With increasing interest in human health, stretchable and wearable sensors have attracted a lot of attention for real-time health monitoring. However, most wearable sensors require external power sources, show structural failures under repeated mechanical strains and are not suitable for sensing low-frequency body motion. Herein, we report that a highly stretchable and self-healable hydrogel conductor was newly synthesized with all ocean biomaterials including catechol, chitosan and diatom. The catechol-chitosan-diatom hydrogel (CCDHG) conductor was exploited as stretchable triboelectric nanogenerators (TENG) for energy harvesting from human motion and skin-attachable self-powered tremor sensors for monitoring the health condition of Parkinson’s disease (PD) patients. The catechol-chitosan-diatom hydrogel triboelectric nanogenerator (CCDHG-TENG) showed open-circuit voltage of 110 V, short-circuit current of 3.8 μA, and instantaneous power density of 29.8 mW/m 2 . Furthermore, a self-powered tremor sensor, which was specially designed with an M-shaped Kapton film and the CCDHG-TENG, was applied to identify the health conditions of PD patients using a machine learning algorithm. This study provides a new strategy to design stretchable TENGs with all ocean bio-materials and this can be utilized for various applications, including stretchable power sources, wearable electronics and health monitoring systems with artificial intelligence. Catechol-Chitosan-Diatom hydrogel (CCDHG) is developed to realize the stretchable triboelectric nanogenerator.
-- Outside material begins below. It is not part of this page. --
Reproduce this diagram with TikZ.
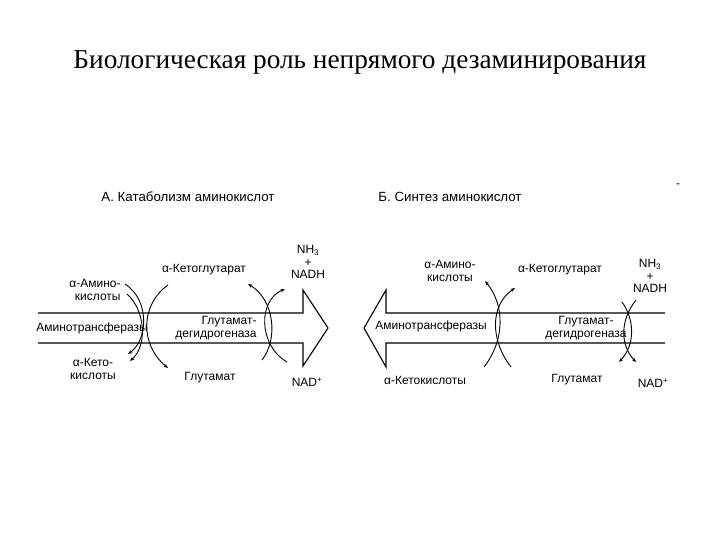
\documentclass[tikz,border=0pt]{standalone}
\usepackage{fontspec}
\setmainfont{Liberation Sans}
\newfontfamily\titlefont{Liberation Serif}
\usetikzlibrary{arrows.meta}
\begin{document}
\begin{tikzpicture}[x=1pt,y=-1pt,
  lbl/.style={font=\fontsize{12}{12.5}\selectfont,inner sep=0pt,align=center},
  ptitle/.style={font=\fontsize{13.3}{14}\selectfont,inner sep=0pt},
  body/.style={line width=1.1pt},
  crv/.style={line width=0.9pt},
  arr/.style={crv,-{Stealth[length=4.5pt,width=3.5pt]}}]
\useasboundingbox (0,0) rectangle (720,540);
\node[font=\titlefont\fontsize{27.3}{29}\selectfont] (title) at (360,62) {Биологическая роль непрямого дезаминирования};
% Panel A
\node[ptitle] (ta) at (188,197) {А. Катаболизм аминокислот};
\coordinate (a1) at (38,313); \coordinate (a2) at (303,313);
\coordinate (a3) at (303,290); \coordinate (a4) at (328,328);
\coordinate (a5) at (303,366); \coordinate (a6) at (303,343); \coordinate (a7) at (38,343);
\draw[body] (a1) -- (a2) -- (a3) -- (a4) -- (a5) -- (a6) -- (a7);
\node[lbl] (amA) at (92,328) {Аминотрансферазы};
\node[lbl,align=right] (gdA) at (216,328) {Глутамат-\\дегидрогеназа};
\node[lbl,align=right] (aaA) at (95,290) {α-Амино-\\кислоты};
\node[lbl] (kgA) at (204,270) {α-Кетоглутарат};
\node[lbl] (nhA) at (308,262) {NH\textsubscript{3}\\+\\NADH};
\node[lbl] (akA) at (93,369) {α-Кето-\\кислоты};
\node[lbl] (glA) at (210,378) {Глутамат};
\node[lbl] (ndA) at (307,382) {NAD\textsuperscript{+}};
\coordinate (s1) at (125,284); \coordinate (s2) at (127,294);
\coordinate (e1) at (128,354); \coordinate (e2) at (130,361);
\draw[arr] (s1) .. controls (150,300) and (148,340) .. (e1);
\draw[arr] (s2) .. controls (145,310) and (148,345) .. (e2);
\coordinate (s3) at (168,285); \coordinate (e3) at (168,368);
\draw[arr] (s3) .. controls (140,305) and (140,345) .. (e3);
\coordinate (s4) at (262,360); \coordinate (e4) at (248,284);
\draw[arr] (s4) .. controls (278,340) and (275,300) .. (e4);
\coordinate (s5) at (287,362); \coordinate (e5) at (285,289);
\draw[arr] (s5) .. controls (258,345) and (258,300) .. (e5);
% Panel B
\node[ptitle] (tb) at (450,197) {Б. Синтез аминокислот};
\node[lbl] (dash) at (678,186) {-};
\coordinate (b1) at (665,313); \coordinate (b2) at (386,313);
\coordinate (b3) at (386,290); \coordinate (b4) at (364,328);
\coordinate (b5) at (386,367); \coordinate (b6) at (386,343); \coordinate (b7) at (665,343);
\draw[body] (b1) -- (b2) -- (b3) -- (b4) -- (b5) -- (b6) -- (b7);
\node[lbl] (amB) at (431,326) {Аминотрансферазы};
\node[lbl] (gdB) at (586,328) {Глутамат-\\дегидрогеназа};
\node[lbl] (aaB) at (450,271) {α-Амино-\\кислоты};
\node[lbl] (kgB) at (560,270) {α-Кетоглутарат};
\node[lbl] (nhB) at (650,276) {NH\textsubscript{3}\\+\\NADH};
\node[lbl] (akB) at (425,380) {α-Кетокислоты};
\node[lbl] (glB) at (577,380) {Глутамат};
\node[lbl] (ndB) at (653,383) {NAD\textsuperscript{+}};
\coordinate (s6) at (484,367); \coordinate (e6) at (485,281);
\draw[arr] (s6) .. controls (505,340) and (505,305) .. (e6);
\coordinate (s7) at (511,367); \coordinate (e7) at (515,288);
\draw[arr] (s7) .. controls (490,340) and (490,305) .. (e7);
\coordinate (s8) at (622,302); \coordinate (e8) at (619,362);
\draw[arr] (s8) .. controls (635,320) and (635,345) .. (e8);
\coordinate (s9) at (636,300); \coordinate (e9) at (636,362);
\draw[arr] (s9) .. controls (620,320) and (620,345) .. (e9);
\end{tikzpicture}
\end{document}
The CCDHG, which is biocompatible, stretchable, self-healable and conductable hydrogel, is utlized as an electrode of TENG. Furthermore, the M-shaped tremor sensor is developed to evaluate low-frequency motion of Parkinson’s disease patients based on the CCDHG-TENG. • Catechol-chitosan-diatom hydrogel (CCDHG) was for the first time utilized as a stretchable electrode for TENGs. • The CCDHG can be attached to the hydrophobic polymer owing to the mussel-inspired catechol. • The tremor sensor can be used to identify the condition of Parkinson’s disease patients with machine learning.